Flickr has the notion of a “set,” which is essentially an album. There is no hierarchy to sets. Once the file has been uploaded to Flickr, the app puts it into a set that has a name that reflects the directory name of the original file. A set is created after the first time a photo that should belong to that set is uploaded. I discovered a race condition bug in my app here. Multiple instances of the app created multiple sets with the same name, which is allowed on Flickr. This bug was made more frequent by the fact that the files were sorted by full path and filename when they entered the queue. I had to write another simple app later to merge duplicate Flickr sets. If I were to do it again, I would manage putting photos into sets serially after all the files where finished uploaded. All the information needed to create the set is already encoded in the name of the photo on Flickr, so at this point, I wouldn’t need any of the original metadata from S3. If I had needed the metadata, I would have created another queue, and created a single worker to service that queue sequentially to avoid the race condition.
Step 3: Deploy to EC2 and Let It Rip
During the development, I could run everything on my local machine. Access to SQS and S3 is no problem (it’s just HTTP,) and I could test and debug as needed.

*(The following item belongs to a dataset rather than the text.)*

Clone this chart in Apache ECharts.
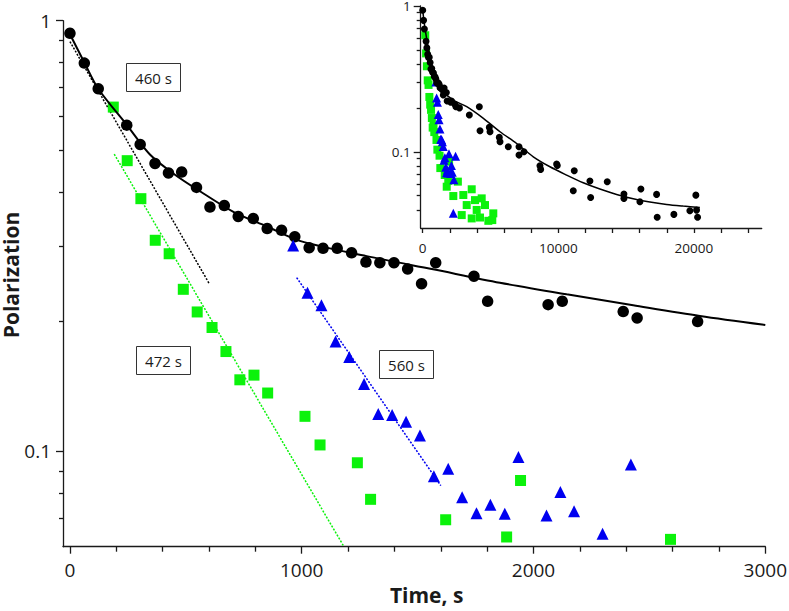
<!DOCTYPE html>
<html><head><meta charset="utf-8">
<script src="https://cdn.jsdelivr.net/npm/echarts@6/dist/echarts.min.js"></script>
<style>html,body{margin:0;padding:0;background:#fff}#c{width:789px;height:611px}</style>
</head><body><div id="c"></div>
<script>
// ---- data (time in s, polarization) ----
const circleTime = [0,62,122,245,303,367,425,482,546,604,666,726,791,851,913,970,1032,1092,1153,1215,1277,1337,1398,1457,1517,1578,1743,1802,2063,2124,2387,2447,2708,
  3437,4174,4225,4911,4962,5648,5700,6310,7100,7100,7467,8646,8697,9876,9925,11103,11177,12331,12383,13607,14838,14838,16017,16091,17248,17292,18523,19702,20144,20196,20270];
const circlePol = [0.935,0.797,0.695,0.572,0.516,0.466,0.443,0.445,0.410,0.369,0.372,0.351,0.347,0.329,0.326,0.315,0.297,0.296,0.296,0.289,0.275,0.274,0.274,0.265,0.245,0.274,0.255,0.223,0.219,0.223,0.211,0.204,0.200,
  0.1786,0.2037,0.1393,0.147,0.1372,0.1255,0.117,0.1082,0.1082,0.0949,0.100,0.0802,0.0757,0.0823,0.0805,0.054,0.0741,0.063,0.0486,0.0622,0.0513,0.0479,0.0454,0.0555,0.051,0.0356,0.0372,0.0394,0.0504,0.0398,0.0356];

const squareTime = [187,247,306,368,428,489,549,613,673,733,794,853,1014,1079,1240,1297,1621,1884,1944,2591,
  1769,2256,2875,2993,3243,3612,3612,3855,3980,4223,4349,4592,4839,5130,5204];
const squarePol = [0.630,0.473,0.386,0.309,0.2875,0.2377,0.2106,0.1938,0.1704,0.1465,0.1502,0.1365,0.1205,0.1034,0.0940,0.0773,0.0693,0.0632,0.0855,0.0624,
  0.0576,0.0497,0.0368,0.0505,0.0431,0.0553,0.0349,0.0466,0.0399,0.0354,0.0479,0.0431,0.0336,0.034,0.0378];

const triangleTime = [963,1025,1085,1146,1205,1269,1330,1390,1450,1510,1570,1632,1692,1754,1814,1876,1935,2056,2116,2175,2298,2420,2256];
const trianglePol = [0.3006,0.2335,0.2183,0.1799,0.1656,0.1432,0.1220,0.1214,0.1171,0.1087,0.0875,0.0910,0.0782,0.0718,0.0751,0.0716,0.0969,0.0709,0.0804,0.0725,0.0643,0.0931,0.0378];

// fitted curve (main panel)
const curveTime = [0,62,122,245,345,450,561,705,848,992,1280,1567,1855,2143,2430,2718,3000];
const curvePol = [0.93,0.80,0.695,0.573,0.489,0.440,0.4016,0.3598,0.333,0.308,0.2839,0.2645,0.2462,0.2314,0.2183,0.2062,0.1965];

// fitted curve (inset)
const insetCurveTime = [0,170,538,1032,1523,2260,3243,4472,5700,6928,8155,9383,10614,11838,13067,14299,15523,16754,17985,19208,20439];
const insetCurvePol = [0.93,0.70,0.449,0.31,0.258,0.226,0.2037,0.1695,0.1372,0.114,0.0924,0.0789,0.0692,0.0613,0.0555,0.051,0.0476,0.0452,0.0435,0.0424,0.0415];

// single-exponential fits (dotted)
const fit460Time = [0,601];   const fit460Pol = [0.894,0.245];
const fit472Time = [191,1179]; const fit472Pol = [0.49,0.0604];
const fit560Time = [978,1600]; const fit560Pol = [0.253,0.0832];

const fitLabels = ['460 s','472 s','560 s'];
const yTitle = 'Polarization';
const xTitle = 'Time, s';

// ticks
const mainXMajor = [0,1000,2000,3000];
const mainXMinor = [200,400,600,800,1200,1400,1600,1800,2200,2400,2600,2800];
const mainYMajor = [0.1,1];
const mainYMinor = [0.07,0.08,0.09,0.2,0.3,0.4,0.5,0.6,0.7,0.8,0.9];
const insetXTicks = [0,2000,4000,6000,8000,10000,12000,14000,16000,18000,20000,22000,24000];
const insetXLabels = [0,10000,20000];
const insetYMajor = [0.1,1];
const insetYMinor = [0.04,0.05,0.06,0.07,0.08,0.09,0.2,0.3,0.4,0.5,0.6,0.7,0.8,0.9];

// ---- chart ----
const zip = (a,b) => a.map((v,i) => [v,b[i]]);
const FONT = '"Open Sans", "Noto Sans", sans-serif';
const AX = '#1a1a1a';
const GREEN = '#0bf20b';
const BLUE = '#0000f0';
const plain = v => String(v);

function xAx(grid, min, max, tickVals, tickLen, labelVals, fs, margin, extra) {
  return Object.assign({
    gridIndex: grid, type: 'value', min: min, max: max, position: 'bottom',
    axisLine: {show: labelVals !== null, onZero: false, lineStyle: {color: AX, width: 1.3}},
    axisTick: {show: true, length: tickLen, customValues: tickVals, lineStyle: {color: AX, width: 1.3}},
    axisLabel: labelVals ? {show: true, customValues: labelVals, formatter: plain, fontSize: fs, color: AX, margin: margin, fontFamily: FONT} : {show: false},
    splitLine: {show: false}
  }, extra || {});
}
function yAx(grid, min, max, tickVals, tickLen, labelVals, fs, margin, extra) {
  return Object.assign({
    gridIndex: grid, type: 'log', logBase: 10, min: min, max: max, position: 'left',
    axisLine: {show: labelVals !== null, onZero: false, lineStyle: {color: AX, width: 1.3}},
    axisTick: {show: true, length: tickLen, customValues: tickVals, lineStyle: {color: AX, width: 1.3}},
    axisLabel: labelVals ? {show: true, customValues: labelVals, formatter: plain, fontSize: fs, lineHeight: fs * 0.85, color: AX, margin: margin, fontFamily: FONT} : {show: false},
    splitLine: {show: false}
  }, extra || {});
}

const dotted = (xi, yi, t, p, color) => ({
  type: 'line', xAxisIndex: xi, yAxisIndex: yi, data: zip(t, p), symbol: 'none', z: 3,
  lineStyle: {color: color, width: 1.5, type: [2, 1.5]}, silent: true
});
const scat = (xi, yi, t, p, symbol, size, color, z) => ({
  type: 'scatter', xAxisIndex: xi, yAxisIndex: yi, data: zip(t, p), symbol: symbol, symbolSize: size,
  itemStyle: {color: color, opacity: 1}, z: z, silent: true
});

function box(x, y, text) {
  return [
    {type: 'rect', shape: {x: x + 0.5, y: y + 0.5, width: 54, height: 28}, style: {fill: '#fff', stroke: '#333', lineWidth: 1}, z: 50},
    {type: 'text', x: x + 27.5, y: y + 14.5, style: {text: text, font: '15px ' + FONT, fill: '#1a1a1a', textAlign: 'center', textVerticalAlign: 'middle'}, z: 51}
  ];
}

const option = {
  animation: false,
  backgroundColor: '#fff',
  grid: [
    {left: 63, top: 20.7, width: 702.3, height: 526, containLabel: false, outerBoundsMode: 'none'},
    {left: 420.7, top: 6, width: 341, height: 222, containLabel: false, outerBoundsMode: 'none'}
  ],
  xAxis: [
    xAx(0, -30, 3000, mainXMajor, 7, mainXMajor, 19, 14, {
      name: xTitle, nameLocation: 'middle', nameGap: 30,
      nameTextStyle: {fontSize: 21, fontWeight: 'bold', color: AX, fontFamily: FONT, padding: [0, 0, 0, 25]}
    }),
    xAx(0, -30, 3000, mainXMinor, 5, null),
    xAx(1, -150, 25000, insetXTicks, 5, insetXLabels, 13.5, 13)
  ],
  yAxis: [
    yAx(0, 0.06, 1, mainYMajor, 7, mainYMajor, 19, 12),
    yAx(0, 0.06, 1, mainYMinor, 4, null),
    yAx(1, 0.03, 1, insetYMajor, 7, insetYMajor, 13.5, 10),
    yAx(1, 0.03, 1, insetYMinor, 4, null)
  ],
  series: [
    {type: 'line', xAxisIndex: 0, yAxisIndex: 0, data: zip(curveTime, curvePol), smooth: 0.3, symbol: 'none',
     lineStyle: {color: '#000', width: 2}, z: 6, silent: true},
    dotted(0, 0, fit460Time, fit460Pol, '#000'),
    dotted(0, 0, fit472Time, fit472Pol, GREEN),
    dotted(0, 0, fit560Time, fit560Pol, BLUE),
    scat(0, 0, circleTime, circlePol, 'circle', 11.5, '#000', 4),
    scat(0, 0, squareTime, squarePol, 'rect', 11, GREEN, 4),
    scat(0, 0, triangleTime, trianglePol, 'triangle', 12, BLUE, 5),
    scat(2, 2, squareTime, squarePol, 'rect', 8, GREEN, 4),
    scat(2, 2, triangleTime, trianglePol, 'triangle', 9, BLUE, 5),
    scat(2, 2, circleTime, circlePol, 'circle', 7, '#000', 6),
    {type: 'line', xAxisIndex: 2, yAxisIndex: 2, data: zip(insetCurveTime, insetCurvePol), smooth: 0.3, symbol: 'none',
     lineStyle: {color: '#000', width: 1.5}, z: 7, silent: true}
  ],
  graphic: [].concat(
    box(126, 63, fitLabels[0]), box(136, 346, fitLabels[1]), box(379, 350, fitLabels[2]),
    [{type: 'text', x: 11, y: 275, rotation: Math.PI / 2,
      style: {text: yTitle, font: 'bold 21px ' + FONT, fill: AX, textAlign: 'center', textVerticalAlign: 'middle'}, z: 60}]
  )
};

const chart = echarts.init(document.getElementById('c'), null, {renderer: 'svg', width: 789, height: 611});
chart.setOption(option);
</script>
</body></html>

In theory, I could get the job done by letting a single instance run for a long time on my local machine. When the app was ready, I prepared an EC2 instance using a standard Windows Server AMI. I customized this to run the Step 2 app on startup. Then I saved this image, and launched ten EC2 (micro) instances of it. The apps did their work, and in a few hours, the queue was empty and all the files were on Flickr. More instances would have completed the job ever faster.
Why not Azure?
Why did I use AWS instead of Azure for this? Because I already had the files on S3. It would have been just as easy to use Azure queues and Azure VMs. If the files were on Azure blob storage instead, I would have. In fact, you can mix and match these services. I could have run the Step 2 app on Azure VMs unmodified. Or I could have run some instances on EC2 and some on Azure simultaneously. Or I could have used Azure queues instead of SQS, and run the app on either EC2 or Azure VMs.
I have since written more code to keep the Flickr photos in sync with my local photos, which I consider the master set. AWS does not come into the picture with that app: I’m only uploading new and changed files, so there would be no benefit. If I ever have a catastrophic systems failure and I lose the photos from both the local file system and S3, I can restore from Flickr. The files on Flickr are bit-for-bit copies of the originals, and I can rebuild the local directory structure from the names of the files or the names of the sets.
The app was a success: it did its work reliably and quickly, and now all my photos are on Flickr. It was easy, and C# is perfect for this sort of thing. There was no real urgency for me to move the photos to the service, so this was mostly a fun exercise. However, if there had been a deadline, or if the size of the data set was significantly larger, this might have become more than an exercise. The cool part is the scalability: the time to complete the work is proportional to the number of instances you spin up. I now have a proven, easy approach for the next time I need to solve a problem like this.
I really like AWS. The services are well thought-out and the APIs are easy to understand and use. It is affordable to play with. This isn’t my first distributed app using the services, but it is the most rewarding because of the tangible results.
I also like Flickr. It has been getting some bad press since its recent redesign, but I enjoy using it to view my photos, and you can’t complain about the amount of free storage. The Windows Phone Flickr app needs some work, but the iOS version is pretty good. It’s great to have access to every single photo I own from a mobile device without taking up local storage. I can’t view them while the phone is disconnected, but that is not a hardship.
This technique will work equally well to quickly transfer files between any two cloud storage providers. You just need to swap out calls to the Flickr API with calls to your target cloud provider. If you abstract away the details of the provider, the swap should be pretty easy.